◆ **SHORT TASK**
Copy each line of the data below exactly, leaving out pictures.

◆ **DATASET SECTION**
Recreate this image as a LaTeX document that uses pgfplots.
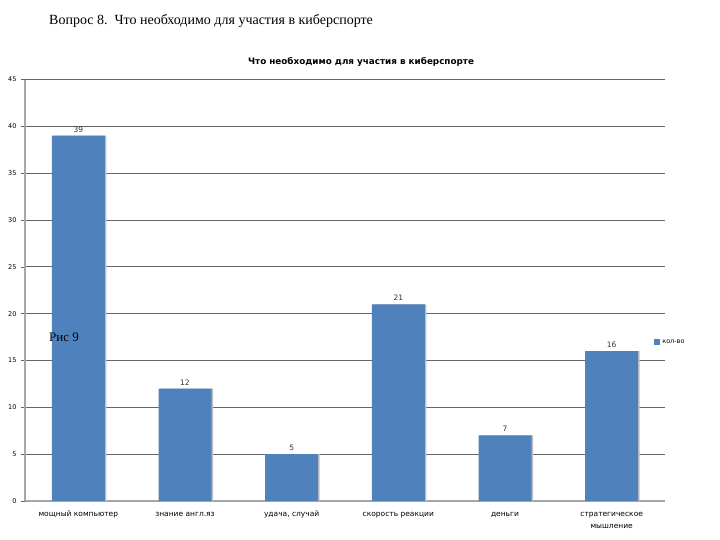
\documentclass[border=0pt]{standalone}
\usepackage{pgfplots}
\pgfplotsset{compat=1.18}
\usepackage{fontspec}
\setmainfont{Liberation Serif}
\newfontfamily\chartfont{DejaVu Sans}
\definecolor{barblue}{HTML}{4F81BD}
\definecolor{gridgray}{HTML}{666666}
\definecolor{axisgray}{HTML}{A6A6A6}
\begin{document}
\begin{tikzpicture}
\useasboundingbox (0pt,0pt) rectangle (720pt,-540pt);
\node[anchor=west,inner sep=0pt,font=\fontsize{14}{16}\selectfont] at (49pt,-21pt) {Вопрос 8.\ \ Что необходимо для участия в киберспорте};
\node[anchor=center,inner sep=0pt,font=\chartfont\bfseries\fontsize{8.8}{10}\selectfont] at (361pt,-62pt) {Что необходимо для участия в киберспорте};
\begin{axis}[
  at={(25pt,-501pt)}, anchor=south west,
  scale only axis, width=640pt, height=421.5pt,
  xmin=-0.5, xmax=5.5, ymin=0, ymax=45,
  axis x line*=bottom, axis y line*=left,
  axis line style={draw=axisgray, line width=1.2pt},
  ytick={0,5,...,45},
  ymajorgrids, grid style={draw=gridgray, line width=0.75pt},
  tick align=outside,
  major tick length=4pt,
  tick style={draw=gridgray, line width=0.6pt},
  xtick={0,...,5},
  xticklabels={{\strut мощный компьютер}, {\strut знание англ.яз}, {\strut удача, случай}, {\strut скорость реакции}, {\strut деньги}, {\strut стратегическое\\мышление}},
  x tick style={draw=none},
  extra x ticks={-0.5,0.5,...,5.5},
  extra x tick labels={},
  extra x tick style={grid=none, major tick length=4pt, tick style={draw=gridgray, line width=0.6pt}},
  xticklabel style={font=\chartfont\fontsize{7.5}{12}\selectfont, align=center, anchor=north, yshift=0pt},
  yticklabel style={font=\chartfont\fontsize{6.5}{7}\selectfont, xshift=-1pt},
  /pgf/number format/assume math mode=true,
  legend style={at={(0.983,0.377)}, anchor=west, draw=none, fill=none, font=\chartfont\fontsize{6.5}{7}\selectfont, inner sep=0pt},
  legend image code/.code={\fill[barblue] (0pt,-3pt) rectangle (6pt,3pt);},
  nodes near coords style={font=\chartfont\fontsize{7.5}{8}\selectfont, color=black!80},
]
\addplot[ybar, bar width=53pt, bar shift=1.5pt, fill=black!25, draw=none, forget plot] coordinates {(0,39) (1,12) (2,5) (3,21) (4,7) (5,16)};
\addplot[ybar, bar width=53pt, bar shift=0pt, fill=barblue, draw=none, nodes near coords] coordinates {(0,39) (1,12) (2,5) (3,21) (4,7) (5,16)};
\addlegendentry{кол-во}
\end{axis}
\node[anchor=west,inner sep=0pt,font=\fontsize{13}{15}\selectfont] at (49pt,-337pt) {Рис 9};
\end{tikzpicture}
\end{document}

◆ **SOLUTION TO THIS EXERCISE**
Recreate this image as a LaTeX document that uses pgfplots.
\documentclass[border=0pt]{standalone}
\usepackage{pgfplots}
\pgfplotsset{compat=1.18}
\usepackage{fontspec}
\setmainfont{Liberation Serif}
\newfontfamily\chartfont{DejaVu Sans}
\definecolor{barblue}{HTML}{4F81BD}
\definecolor{gridgray}{HTML}{666666}
\definecolor{axisgray}{HTML}{A6A6A6}
\begin{document}
\begin{tikzpicture}
\useasboundingbox (0pt,0pt) rectangle (720pt,-540pt);
\node[anchor=west,inner sep=0pt,font=\fontsize{14}{16}\selectfont] at (49pt,-21pt) {Вопрос 8.\ \ Что необходимо для участия в киберспорте};
\node[anchor=center,inner sep=0pt,font=\chartfont\bfseries\fontsize{8.8}{10}\selectfont] at (361pt,-62pt) {Что необходимо для участия в киберспорте};
\begin{axis}[
  at={(25pt,-501pt)}, anchor=south west,
  scale only axis, width=640pt, height=421.5pt,
  xmin=-0.5, xmax=5.5, ymin=0, ymax=45,
  axis x line*=bottom, axis y line*=left,
  axis line style={draw=axisgray, line width=1.2pt},
  ytick={0,5,...,45},
  ymajorgrids, grid style={draw=gridgray, line width=0.75pt},
  tick align=outside,
  major tick length=4pt,
  tick style={draw=gridgray, line width=0.6pt},
  xtick={0,...,5},
  xticklabels={{\strut мощный компьютер}, {\strut знание англ.яз}, {\strut удача, случай}, {\strut скорость реакции}, {\strut деньги}, {\strut стратегическое\\мышление}},
  x tick style={draw=none},
  extra x ticks={-0.5,0.5,...,5.5},
  extra x tick labels={},
  extra x tick style={grid=none, major tick length=4pt, tick style={draw=gridgray, line width=0.6pt}},
  xticklabel style={font=\chartfont\fontsize{7.5}{12}\selectfont, align=center, anchor=north, yshift=0pt},
  yticklabel style={font=\chartfont\fontsize{6.5}{7}\selectfont, xshift=-1pt},
  /pgf/number format/assume math mode=true,
  legend style={at={(0.983,0.377)}, anchor=west, draw=none, fill=none, font=\chartfont\fontsize{6.5}{7}\selectfont, inner sep=0pt},
  legend image code/.code={\fill[barblue] (0pt,-3pt) rectangle (6pt,3pt);},
  nodes near coords style={font=\chartfont\fontsize{7.5}{8}\selectfont, color=black!80},
]
\addplot[ybar, bar width=53pt, bar shift=1.5pt, fill=black!25, draw=none, forget plot] coordinates {(0,39) (1,12) (2,5) (3,21) (4,7) (5,16)};
\addplot[ybar, bar width=53pt, bar shift=0pt, fill=barblue, draw=none, nodes near coords] coordinates {(0,39) (1,12) (2,5) (3,21) (4,7) (5,16)};
\addlegendentry{кол-во}
\end{axis}
\node[anchor=west,inner sep=0pt,font=\fontsize{13}{15}\selectfont] at (49pt,-337pt) {Рис 9};
\end{tikzpicture}
\end{document}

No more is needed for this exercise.